:: Exercise directions ::
Exclude the pictures, then repeat the remaining data exactly.

▬▬▬▬▬▬

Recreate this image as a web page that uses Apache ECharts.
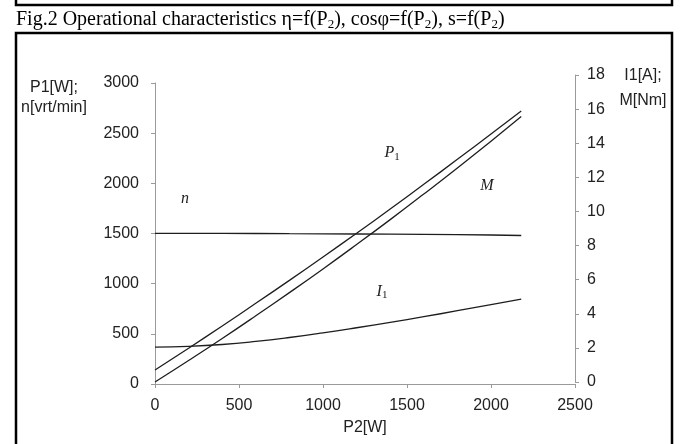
<!DOCTYPE html>
<html>
<head>
<meta charset="utf-8">
<script src="https://cdn.jsdelivr.net/npm/echarts@6/dist/echarts.min.js"></script>
<style>
  html, body { margin: 0; padding: 0; background: #fff; }
  #chart { width: 680px; height: 444px; }
</style>
</head>
<body>
<div id="chart"></div>
<script>
// P2[W] on x
const p2 = [0, 200, 400, 600, 800, 1000, 1200, 1400, 1600, 1800, 2000, 2180]
// left axis: P1[W] and n[vrt/min]
const p1 = [140, 357, 578, 804, 1033, 1266, 1503, 1744, 1990, 2239, 2492, 2720]
const speed = [1502, 1502, 1501, 1500, 1498, 1497, 1495, 1494, 1492, 1489, 1485, 1480]
// right axis: I1[A] and M[Nm]
const current = [2.05, 2.09, 2.2, 2.38, 2.61, 2.88, 3.18, 3.5, 3.83, 4.18, 4.54, 4.86]
const torque = [0, 1.26, 2.55, 3.88, 5.24, 6.63, 8.06, 9.52, 11.02, 12.55, 14.12, 15.56]

// where the curve names sit, in data units [P2, value]
const labelP1 = [1411, 2300]
const labelN = [179, 1845]
const labelM = [1976, 11.5]
const labelI1 = [1351, 5.3]

const sans = 'Liberation Sans, Arial, sans-serif'
const serif = 'Liberation Serif, Times New Roman, serif'
const lineColor = '#1e1e1e'
const axisColor = '#9a9a9a'

const pairs = (ys) => p2.map((x, i) => [x, ys[i]])
const plain = (v) => String(v)

const curveName = (coord, text) => ({
  symbol: 'rect',
  symbolSize: 1,
  silent: true,
  itemStyle: { color: 'rgba(0,0,0,0)' },
  label: {
    show: true,
    position: 'inside',
    formatter: text,
    color: '#222',
    rich: {
      i: { fontFamily: serif, fontStyle: 'italic', fontSize: 16, lineHeight: 19, color: '#222' },
      s: { fontFamily: serif, fontSize: 11, lineHeight: 11, verticalAlign: 'bottom', padding: [6, 0, 0, 0], color: '#222' }
    }
  },
  data: [{ coord: coord }]
})

const chart = echarts.init(document.getElementById('chart'))

chart.setOption({
  backgroundColor: '#fff',
  animation: false,
  grid: [
    { left: 155, right: 105, top: 83, bottom: 60 },
    { left: 155, right: 105, top: 75, bottom: 62 }
  ],
  xAxis: [{
    gridIndex: 0,
    type: 'value',
    min: 0,
    max: 2500,
    interval: 500,
    name: 'P2[W]',
    nameLocation: 'middle',
    nameGap: 36,
    nameTextStyle: { fontFamily: sans, fontSize: 16, color: '#222' },
    axisLine: { onZero: false, lineStyle: { color: axisColor, width: 1 } },
    axisTick: { show: true, length: 4, lineStyle: { color: axisColor } },
    axisLabel: { fontFamily: sans, fontSize: 16, color: '#222', margin: 14, formatter: plain },
    splitLine: { show: false }
  }, {
    gridIndex: 1,
    type: 'value',
    min: 0,
    max: 2500,
    interval: 500,
    show: false
  }],
  yAxis: [{
    gridIndex: 0,
    type: 'value',
    min: 0,
    max: 3000,
    interval: 500,
    axisLine: { show: true, onZero: false, lineStyle: { color: axisColor, width: 1 } },
    axisTick: { show: true, length: 4, lineStyle: { color: axisColor } },
    axisLabel: { fontFamily: sans, fontSize: 16, color: '#222', margin: 16, formatter: plain },
    splitLine: { show: false }
  }, {
    gridIndex: 1,
    type: 'value',
    position: 'right',
    min: 0,
    max: 18,
    interval: 2,
    axisLine: { show: true, onZero: false, lineStyle: { color: axisColor, width: 1 } },
    axisTick: { show: true, length: 4, lineStyle: { color: axisColor } },
    axisLabel: { fontFamily: sans, fontSize: 16, color: '#222', margin: 12, formatter: plain },
    splitLine: { show: false }
  }],
  series: [{
    name: 'P1',
    type: 'line',
    xAxisIndex: 0,
    yAxisIndex: 0,
    data: pairs(p1),
    showSymbol: false,
    smooth: true,
    lineStyle: { color: lineColor, width: 1.3 },
    markPoint: curveName(labelP1, '{i|P}{s|1}')
  }, {
    name: 'n',
    type: 'line',
    xAxisIndex: 0,
    yAxisIndex: 0,
    data: pairs(speed),
    showSymbol: false,
    lineStyle: { color: lineColor, width: 1.3 },
    markPoint: curveName(labelN, '{i|n}')
  }, {
    name: 'M',
    type: 'line',
    xAxisIndex: 1,
    yAxisIndex: 1,
    data: pairs(torque),
    showSymbol: false,
    smooth: true,
    lineStyle: { color: lineColor, width: 1.3 },
    markPoint: curveName(labelM, '{i|M}')
  }, {
    name: 'I1',
    type: 'line',
    xAxisIndex: 1,
    yAxisIndex: 1,
    data: pairs(current),
    showSymbol: false,
    smooth: true,
    lineStyle: { color: lineColor, width: 1.3 },
    markPoint: curveName(labelI1, '{i|I}{s|1}')
  }],
  graphic: [
    // bottom of the box above
    {
      type: 'polyline',
      shape: { points: [[16, 0], [16, 5], [672, 5], [672, 0]] },
      style: { stroke: '#000', lineWidth: 2.5, fill: null }
    },
    // frame round the chart
    {
      type: 'polyline',
      shape: { points: [[16, 444], [16, 33], [672, 33], [672, 444]] },
      style: { stroke: '#000', lineWidth: 2.5, fill: null }
    },
    {
      type: 'text',
      left: 16,
      top: 9,
      style: {
        text: 'Fig.2 Operational characteristics η=f(P{s|2}), cosφ=f(P{s|2}), s=f(P{s|2})',
        fontFamily: serif,
        fontSize: 20,
        lineHeight: 22,
        fill: '#000',
        rich: {
          s: { fontFamily: serif, fontSize: 13, lineHeight: 13, verticalAlign: 'bottom', padding: [6, 0, 0, 0] }
        }
      }
    },
    {
      type: 'text',
      x: 54,
      y: 98,
      style: {
        text: 'P1[W];\nn[vrt/min]',
        fontFamily: sans,
        fontSize: 16,
        lineHeight: 20,
        fill: '#222',
        align: 'center',
        verticalAlign: 'middle'
      }
    },
    {
      type: 'text',
      x: 643,
      y: 88,
      style: {
        text: 'I1[A];\nM[Nm]',
        fontFamily: sans,
        fontSize: 16,
        lineHeight: 25,
        fill: '#222',
        align: 'center',
        verticalAlign: 'middle'
      }
    }
  ]
})
</script>
</body>
</html>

▬▬▬▬▬▬

:: Solution for this problem ::
Recreate this image as a web page that uses Apache ECharts.
<!DOCTYPE html>
<html>
<head>
<meta charset="utf-8">
<script src="https://cdn.jsdelivr.net/npm/echarts@6/dist/echarts.min.js"></script>
<style>
  html, body { margin: 0; padding: 0; background: #fff; }
  #chart { width: 680px; height: 444px; }
</style>
</head>
<body>
<div id="chart"></div>
<script>
// P2[W] on x
const p2 = [0, 200, 400, 600, 800, 1000, 1200, 1400, 1600, 1800, 2000, 2180]
// left axis: P1[W] and n[vrt/min]
const p1 = [140, 357, 578, 804, 1033, 1266, 1503, 1744, 1990, 2239, 2492, 2720]
const speed = [1502, 1502, 1501, 1500, 1498, 1497, 1495, 1494, 1492, 1489, 1485, 1480]
// right axis: I1[A] and M[Nm]
const current = [2.05, 2.09, 2.2, 2.38, 2.61, 2.88, 3.18, 3.5, 3.83, 4.18, 4.54, 4.86]
const torque = [0, 1.26, 2.55, 3.88, 5.24, 6.63, 8.06, 9.52, 11.02, 12.55, 14.12, 15.56]

// where the curve names sit, in data units [P2, value]
const labelP1 = [1411, 2300]
const labelN = [179, 1845]
const labelM = [1976, 11.5]
const labelI1 = [1351, 5.3]

const sans = 'Liberation Sans, Arial, sans-serif'
const serif = 'Liberation Serif, Times New Roman, serif'
const lineColor = '#1e1e1e'
const axisColor = '#9a9a9a'

const pairs = (ys) => p2.map((x, i) => [x, ys[i]])
const plain = (v) => String(v)

const curveName = (coord, text) => ({
  symbol: 'rect',
  symbolSize: 1,
  silent: true,
  itemStyle: { color: 'rgba(0,0,0,0)' },
  label: {
    show: true,
    position: 'inside',
    formatter: text,
    color: '#222',
    rich: {
      i: { fontFamily: serif, fontStyle: 'italic', fontSize: 16, lineHeight: 19, color: '#222' },
      s: { fontFamily: serif, fontSize: 11, lineHeight: 11, verticalAlign: 'bottom', padding: [6, 0, 0, 0], color: '#222' }
    }
  },
  data: [{ coord: coord }]
})

const chart = echarts.init(document.getElementById('chart'))

chart.setOption({
  backgroundColor: '#fff',
  animation: false,
  grid: [
    { left: 155, right: 105, top: 83, bottom: 60 },
    { left: 155, right: 105, top: 75, bottom: 62 }
  ],
  xAxis: [{
    gridIndex: 0,
    type: 'value',
    min: 0,
    max: 2500,
    interval: 500,
    name: 'P2[W]',
    nameLocation: 'middle',
    nameGap: 36,
    nameTextStyle: { fontFamily: sans, fontSize: 16, color: '#222' },
    axisLine: { onZero: false, lineStyle: { color: axisColor, width: 1 } },
    axisTick: { show: true, length: 4, lineStyle: { color: axisColor } },
    axisLabel: { fontFamily: sans, fontSize: 16, color: '#222', margin: 14, formatter: plain },
    splitLine: { show: false }
  }, {
    gridIndex: 1,
    type: 'value',
    min: 0,
    max: 2500,
    interval: 500,
    show: false
  }],
  yAxis: [{
    gridIndex: 0,
    type: 'value',
    min: 0,
    max: 3000,
    interval: 500,
    axisLine: { show: true, onZero: false, lineStyle: { color: axisColor, width: 1 } },
    axisTick: { show: true, length: 4, lineStyle: { color: axisColor } },
    axisLabel: { fontFamily: sans, fontSize: 16, color: '#222', margin: 16, formatter: plain },
    splitLine: { show: false }
  }, {
    gridIndex: 1,
    type: 'value',
    position: 'right',
    min: 0,
    max: 18,
    interval: 2,
    axisLine: { show: true, onZero: false, lineStyle: { color: axisColor, width: 1 } },
    axisTick: { show: true, length: 4, lineStyle: { color: axisColor } },
    axisLabel: { fontFamily: sans, fontSize: 16, color: '#222', margin: 12, formatter: plain },
    splitLine: { show: false }
  }],
  series: [{
    name: 'P1',
    type: 'line',
    xAxisIndex: 0,
    yAxisIndex: 0,
    data: pairs(p1),
    showSymbol: false,
    smooth: true,
    lineStyle: { color: lineColor, width: 1.3 },
    markPoint: curveName(labelP1, '{i|P}{s|1}')
  }, {
    name: 'n',
    type: 'line',
    xAxisIndex: 0,
    yAxisIndex: 0,
    data: pairs(speed),
    showSymbol: false,
    lineStyle: { color: lineColor, width: 1.3 },
    markPoint: curveName(labelN, '{i|n}')
  }, {
    name: 'M',
    type: 'line',
    xAxisIndex: 1,
    yAxisIndex: 1,
    data: pairs(torque),
    showSymbol: false,
    smooth: true,
    lineStyle: { color: lineColor, width: 1.3 },
    markPoint: curveName(labelM, '{i|M}')
  }, {
    name: 'I1',
    type: 'line',
    xAxisIndex: 1,
    yAxisIndex: 1,
    data: pairs(current),
    showSymbol: false,
    smooth: true,
    lineStyle: { color: lineColor, width: 1.3 },
    markPoint: curveName(labelI1, '{i|I}{s|1}')
  }],
  graphic: [
    // bottom of the box above
    {
      type: 'polyline',
      shape: { points: [[16, 0], [16, 5], [672, 5], [672, 0]] },
      style: { stroke: '#000', lineWidth: 2.5, fill: null }
    },
    // frame round the chart
    {
      type: 'polyline',
      shape: { points: [[16, 444], [16, 33], [672, 33], [672, 444]] },
      style: { stroke: '#000', lineWidth: 2.5, fill: null }
    },
    {
      type: 'text',
      left: 16,
      top: 9,
      style: {
        text: 'Fig.2 Operational characteristics η=f(P{s|2}), cosφ=f(P{s|2}), s=f(P{s|2})',
        fontFamily: serif,
        fontSize: 20,
        lineHeight: 22,
        fill: '#000',
        rich: {
          s: { fontFamily: serif, fontSize: 13, lineHeight: 13, verticalAlign: 'bottom', padding: [6, 0, 0, 0] }
        }
      }
    },
    {
      type: 'text',
      x: 54,
      y: 98,
      style: {
        text: 'P1[W];\nn[vrt/min]',
        fontFamily: sans,
        fontSize: 16,
        lineHeight: 20,
        fill: '#222',
        align: 'center',
        verticalAlign: 'middle'
      }
    },
    {
      type: 'text',
      x: 643,
      y: 88,
      style: {
        text: 'I1[A];\nM[Nm]',
        fontFamily: sans,
        fontSize: 16,
        lineHeight: 25,
        fill: '#222',
        align: 'center',
        verticalAlign: 'middle'
      }
    }
  ]
})
</script>
</body>
</html>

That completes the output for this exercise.